Aim
Take the lines from the beginning of the material through the line containing "600, 650, 700];" and retype them exactly, leaving the pictures out.

Available data
— begin —
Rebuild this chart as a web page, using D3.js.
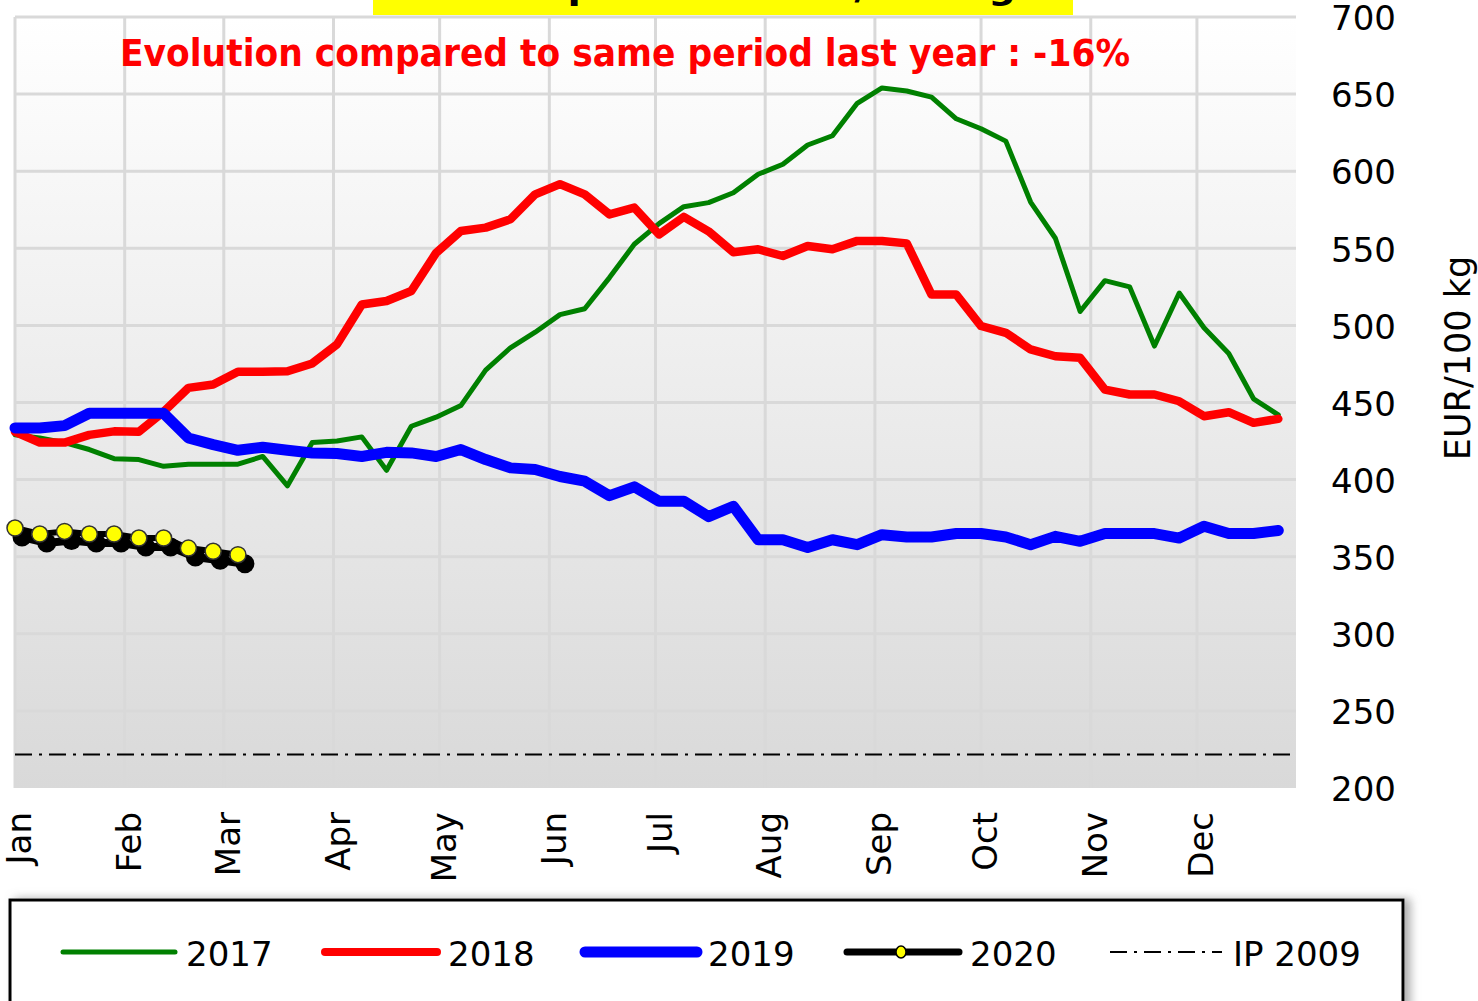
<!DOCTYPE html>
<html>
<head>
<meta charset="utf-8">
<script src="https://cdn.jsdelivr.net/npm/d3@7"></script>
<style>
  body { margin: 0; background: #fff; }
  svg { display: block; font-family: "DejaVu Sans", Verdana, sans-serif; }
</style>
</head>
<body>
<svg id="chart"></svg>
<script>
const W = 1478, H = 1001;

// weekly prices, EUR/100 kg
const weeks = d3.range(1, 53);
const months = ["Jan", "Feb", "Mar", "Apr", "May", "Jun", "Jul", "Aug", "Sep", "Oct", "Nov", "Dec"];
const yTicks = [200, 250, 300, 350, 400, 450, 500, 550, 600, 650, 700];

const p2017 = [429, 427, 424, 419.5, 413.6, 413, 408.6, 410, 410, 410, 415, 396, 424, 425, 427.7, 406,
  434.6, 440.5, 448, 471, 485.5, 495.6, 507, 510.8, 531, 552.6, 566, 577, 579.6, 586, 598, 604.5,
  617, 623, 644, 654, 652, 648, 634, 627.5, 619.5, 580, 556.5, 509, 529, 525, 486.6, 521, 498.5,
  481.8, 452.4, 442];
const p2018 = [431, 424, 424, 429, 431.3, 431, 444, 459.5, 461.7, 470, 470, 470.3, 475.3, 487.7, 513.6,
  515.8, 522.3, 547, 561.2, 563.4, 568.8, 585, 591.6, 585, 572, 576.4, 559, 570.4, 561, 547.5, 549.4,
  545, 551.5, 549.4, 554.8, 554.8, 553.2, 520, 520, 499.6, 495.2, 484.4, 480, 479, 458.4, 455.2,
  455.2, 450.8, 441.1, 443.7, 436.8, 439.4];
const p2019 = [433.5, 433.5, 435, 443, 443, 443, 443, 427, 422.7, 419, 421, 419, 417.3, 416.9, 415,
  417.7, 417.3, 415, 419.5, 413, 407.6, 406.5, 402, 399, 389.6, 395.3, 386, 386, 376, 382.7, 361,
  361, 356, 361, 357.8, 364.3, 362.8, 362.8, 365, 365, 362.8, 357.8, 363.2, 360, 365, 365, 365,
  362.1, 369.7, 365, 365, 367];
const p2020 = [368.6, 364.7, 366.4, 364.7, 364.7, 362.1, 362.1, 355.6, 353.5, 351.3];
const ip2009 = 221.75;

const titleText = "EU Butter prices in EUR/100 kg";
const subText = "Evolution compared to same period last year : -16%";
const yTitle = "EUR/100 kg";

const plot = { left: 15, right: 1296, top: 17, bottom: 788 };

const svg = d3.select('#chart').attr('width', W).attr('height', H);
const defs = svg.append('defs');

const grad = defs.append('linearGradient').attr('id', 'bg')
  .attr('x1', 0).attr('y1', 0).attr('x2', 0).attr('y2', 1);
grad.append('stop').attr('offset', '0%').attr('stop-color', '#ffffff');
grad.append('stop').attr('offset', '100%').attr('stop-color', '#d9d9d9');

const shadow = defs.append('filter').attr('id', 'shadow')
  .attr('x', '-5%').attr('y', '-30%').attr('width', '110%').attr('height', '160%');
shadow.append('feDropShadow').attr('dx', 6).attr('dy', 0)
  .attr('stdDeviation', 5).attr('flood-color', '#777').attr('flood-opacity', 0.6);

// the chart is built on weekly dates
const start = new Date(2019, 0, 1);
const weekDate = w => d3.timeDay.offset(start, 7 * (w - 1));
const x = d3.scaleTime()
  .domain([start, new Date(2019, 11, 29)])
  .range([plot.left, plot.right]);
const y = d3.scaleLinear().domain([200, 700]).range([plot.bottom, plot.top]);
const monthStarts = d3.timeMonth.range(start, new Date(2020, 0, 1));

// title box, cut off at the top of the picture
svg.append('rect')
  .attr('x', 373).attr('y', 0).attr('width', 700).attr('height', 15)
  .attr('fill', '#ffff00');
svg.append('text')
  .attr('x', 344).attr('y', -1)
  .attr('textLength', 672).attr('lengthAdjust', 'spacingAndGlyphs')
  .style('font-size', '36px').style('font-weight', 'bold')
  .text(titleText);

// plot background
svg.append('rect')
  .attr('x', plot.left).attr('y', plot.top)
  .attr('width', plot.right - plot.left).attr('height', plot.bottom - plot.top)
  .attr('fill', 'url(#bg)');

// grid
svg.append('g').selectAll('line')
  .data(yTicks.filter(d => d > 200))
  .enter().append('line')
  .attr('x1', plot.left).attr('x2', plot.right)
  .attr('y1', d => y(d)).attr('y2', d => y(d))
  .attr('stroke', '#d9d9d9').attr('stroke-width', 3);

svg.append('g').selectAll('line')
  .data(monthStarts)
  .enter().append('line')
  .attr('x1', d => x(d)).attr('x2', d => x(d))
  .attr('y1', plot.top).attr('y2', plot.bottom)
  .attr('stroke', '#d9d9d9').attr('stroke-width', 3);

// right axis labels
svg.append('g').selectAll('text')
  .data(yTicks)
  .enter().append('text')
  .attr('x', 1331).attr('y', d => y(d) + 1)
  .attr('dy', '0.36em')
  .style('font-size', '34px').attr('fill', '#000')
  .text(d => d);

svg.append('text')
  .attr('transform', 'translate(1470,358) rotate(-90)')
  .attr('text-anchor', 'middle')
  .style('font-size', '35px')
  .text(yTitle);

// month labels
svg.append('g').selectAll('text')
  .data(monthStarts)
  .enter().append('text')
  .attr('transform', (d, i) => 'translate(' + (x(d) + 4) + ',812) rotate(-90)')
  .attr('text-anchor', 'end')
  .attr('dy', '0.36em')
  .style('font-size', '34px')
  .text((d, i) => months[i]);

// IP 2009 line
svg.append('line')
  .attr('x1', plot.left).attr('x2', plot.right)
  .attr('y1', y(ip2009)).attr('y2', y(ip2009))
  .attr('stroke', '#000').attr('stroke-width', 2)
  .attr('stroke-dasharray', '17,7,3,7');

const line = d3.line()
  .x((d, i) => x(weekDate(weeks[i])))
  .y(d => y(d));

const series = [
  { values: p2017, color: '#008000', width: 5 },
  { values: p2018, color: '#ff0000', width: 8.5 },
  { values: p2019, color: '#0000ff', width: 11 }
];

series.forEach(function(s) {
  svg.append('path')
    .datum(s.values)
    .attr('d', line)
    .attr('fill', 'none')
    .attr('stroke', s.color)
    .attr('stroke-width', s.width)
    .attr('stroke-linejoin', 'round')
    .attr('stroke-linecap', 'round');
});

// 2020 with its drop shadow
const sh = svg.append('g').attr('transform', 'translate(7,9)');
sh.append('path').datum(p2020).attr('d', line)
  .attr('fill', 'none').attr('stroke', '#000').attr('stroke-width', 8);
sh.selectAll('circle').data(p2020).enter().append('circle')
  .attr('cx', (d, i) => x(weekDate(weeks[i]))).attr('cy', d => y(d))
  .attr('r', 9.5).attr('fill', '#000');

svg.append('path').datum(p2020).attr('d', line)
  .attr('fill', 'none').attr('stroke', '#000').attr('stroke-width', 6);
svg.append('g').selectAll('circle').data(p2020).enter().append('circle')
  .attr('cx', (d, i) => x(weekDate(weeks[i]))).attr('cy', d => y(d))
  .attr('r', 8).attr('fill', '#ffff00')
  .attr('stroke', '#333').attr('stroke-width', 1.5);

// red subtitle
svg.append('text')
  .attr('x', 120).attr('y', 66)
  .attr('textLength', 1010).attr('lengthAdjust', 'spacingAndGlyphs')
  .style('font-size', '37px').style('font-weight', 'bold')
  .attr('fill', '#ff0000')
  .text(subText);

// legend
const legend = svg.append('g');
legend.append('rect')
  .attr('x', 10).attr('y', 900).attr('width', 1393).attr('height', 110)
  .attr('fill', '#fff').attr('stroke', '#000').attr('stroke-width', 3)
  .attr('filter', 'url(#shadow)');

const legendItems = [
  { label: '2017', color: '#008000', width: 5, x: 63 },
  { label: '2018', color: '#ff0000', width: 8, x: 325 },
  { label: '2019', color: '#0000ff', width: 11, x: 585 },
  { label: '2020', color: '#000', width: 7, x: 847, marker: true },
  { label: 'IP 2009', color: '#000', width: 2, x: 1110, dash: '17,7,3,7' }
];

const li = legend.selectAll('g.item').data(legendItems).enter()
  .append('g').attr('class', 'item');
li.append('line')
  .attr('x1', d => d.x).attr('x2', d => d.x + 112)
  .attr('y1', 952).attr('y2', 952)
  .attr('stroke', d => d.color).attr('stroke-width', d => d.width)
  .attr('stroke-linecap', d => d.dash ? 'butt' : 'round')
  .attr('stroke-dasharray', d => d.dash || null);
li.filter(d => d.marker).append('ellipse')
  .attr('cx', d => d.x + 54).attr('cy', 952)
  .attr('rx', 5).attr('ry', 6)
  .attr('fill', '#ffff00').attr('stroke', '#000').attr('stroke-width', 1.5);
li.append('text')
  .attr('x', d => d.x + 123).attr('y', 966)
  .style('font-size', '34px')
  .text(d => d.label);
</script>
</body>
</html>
— end —
The reply
Rebuild this chart as a web page, using D3.js.
<!DOCTYPE html>
<html>
<head>
<meta charset="utf-8">
<script src="https://cdn.jsdelivr.net/npm/d3@7"></script>
<style>
  body { margin: 0; background: #fff; }
  svg { display: block; font-family: "DejaVu Sans", Verdana, sans-serif; }
</style>
</head>
<body>
<svg id="chart"></svg>
<script>
const W = 1478, H = 1001;

// weekly prices, EUR/100 kg
const weeks = d3.range(1, 53);
const months = ["Jan", "Feb", "Mar", "Apr", "May", "Jun", "Jul", "Aug", "Sep", "Oct", "Nov", "Dec"];
const yTicks = [200, 250, 300, 350, 400, 450, 500, 550, 600, 650, 700];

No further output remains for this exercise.